Hermoso also said that the BIFF is harboring foreign terrorists and had been attacking military and civilian targets in Mindanao, but Mama just laughed off the military report. “I also heard the news and Hermoso is saying that we have foreign terrorists in our ranks, but the BIFF does not need any foreign fighters, we can fight on our own and defend ourselves and the Muslims in Mindanao. This is all propaganda of the military,” Mama said.
“The military would always launch attacks against the BIFF every time peace talks between Manila and the MILF resumes and then they tell the Philippine media that we started it all. We stay away from the peace talks and whatever they do is their own business and we have our own goal and that is to pursue independence of the Bangsamoro homeland,” he added.
Hermoso said the BIFF has targeted civilians and were behind the spate of bombings, killings and extortion and that the military assault is part of a law enforcement operation. He said BIFF leaders are facing a string of criminal charges and so were their members. Mama denied Hermoso’s accusations and branded them as propaganda.

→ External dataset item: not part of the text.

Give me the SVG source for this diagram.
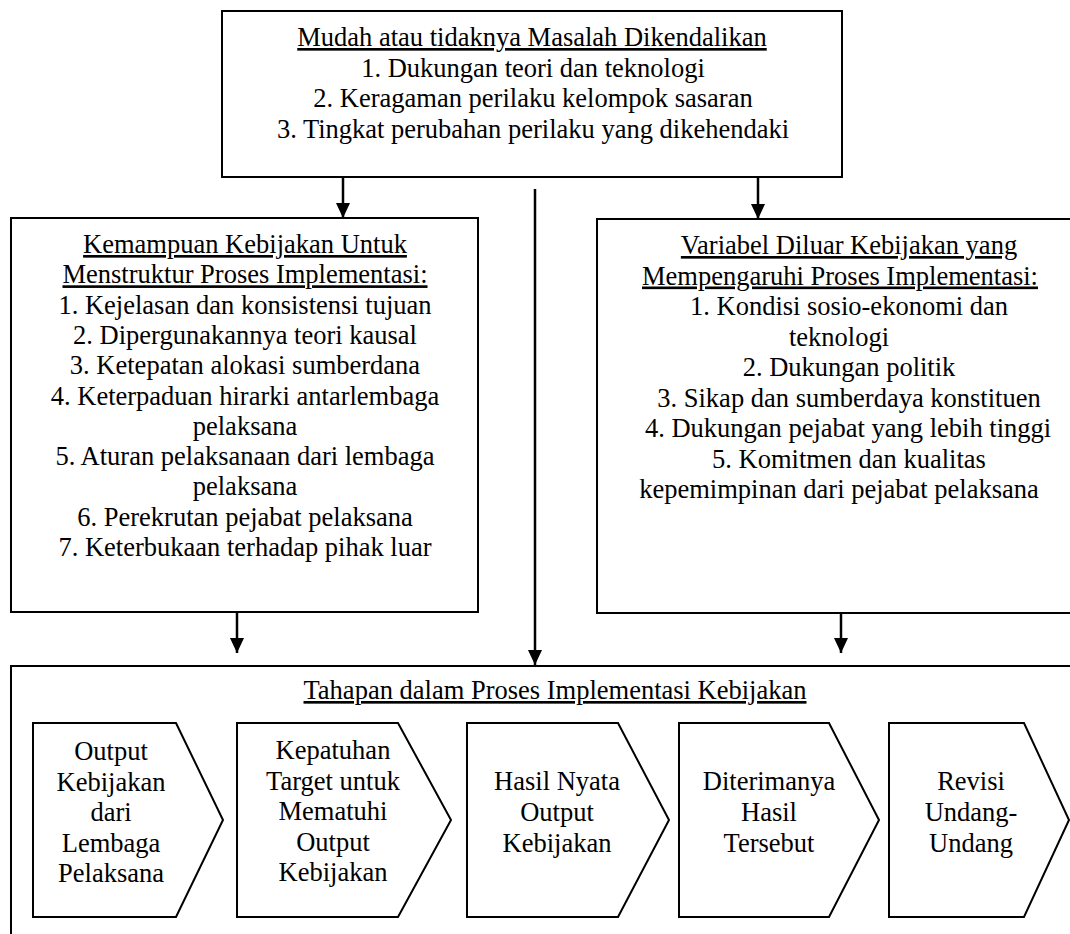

Mama also took a swipe at Gov. Mujiv Hataman, of the Muslim autonomous region and branded him as an “anti-BIFF.” “This Hataman never reach out for peace. He is an anti-BIFF,” he said without elaborating further.
Be part of peace process
Miriam Ferrer, head of the Philippine peace panel, said over the last 9 months, BIFF rebels repeatedly harassed troops and terrorized local communities. They planted roadside bombs, sniped at soldiers, took school teachers as hostages, and in one instance, even beheaded a civilian captive and recently commandeered a private vehicle and forcibly used it as a roadblock in Maguindanao.
“The ongoing military operations are geared at degrading the BIFF’s capability to continue to cause harm to the government forces, civilians and the peace process,” she said.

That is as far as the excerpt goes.